Wednesday, December 12, 2012


Economics of nuclear energy

Nuclear power has always been touted as mankind’s finest invention to produce power at cheap prices without significantly harming the environment. However, a closer analysis reveals that it continues to remain one of the most expensive enterprises in the world, requiring constant subsidies and governmental support to ensure its continuous survival.
The most overwhelming concern for the nuclear power industry is its high capital cost. Although operating and maintenance expenses generally remain low, plant construction costs are exorbitantly high with construction timetables completely unpredictable. One of the recently made commissioned reactors in the US has been the nuclear power facility at Watts Bar, Tennessee, which started operations in 1996 but took 23 years to complete at a cost of $6.9 billion. In New York, a nuclear power plant was decommissioned in 1994 which took approximately 21 years for construction. The plant never got operational status due to stiff opposition from local communities. What was more disturbing was the cost estimate. The total costs of the nuclear power plant went up from an original $70 million estimate to $6 billion in actual and never generated a single watt of electricity. Other nuclear power stories are similar. According to one study, of the 75 plants that have come online in 1986 in the US, all of them exceeded initial cost estimates by a range of 209%-381%.

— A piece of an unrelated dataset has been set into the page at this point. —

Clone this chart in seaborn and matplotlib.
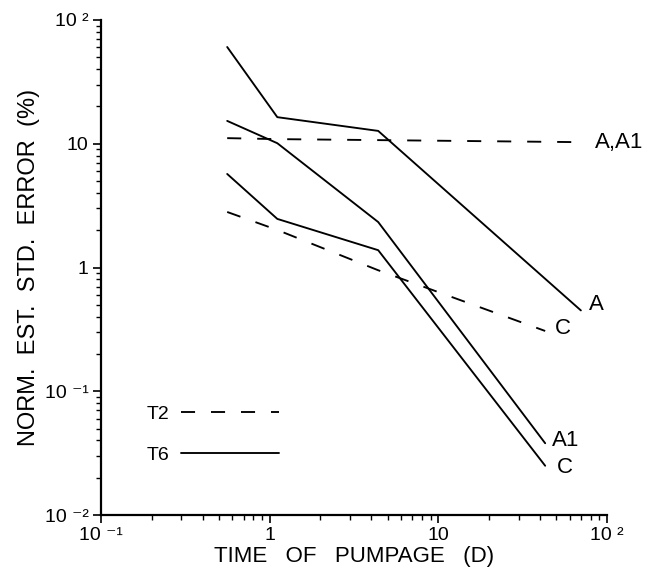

The decommissioning part of a nuclear power reactor is economically taxing too. The decommissioning of the Yankee Rowe reactor in Massachusetts, US had expected to cost $120 million, with the final price topping more than $450 million. Moreover, estimated decommissioning costs of all the commercial, mili­tary and research reactors in the US are estimated at around $33 billion. The United States recently approved a plan to build the first new nuclear power plant in more than 30 years, despite safety concerns raised by the Nuclear Regulatory Commission in the aftermath of Japan’s 2011 Fukushima disaster. To get the project up and running, the Obama administration offered project developers a staggering $8.3 billion in federal loan guarantees as an incentive.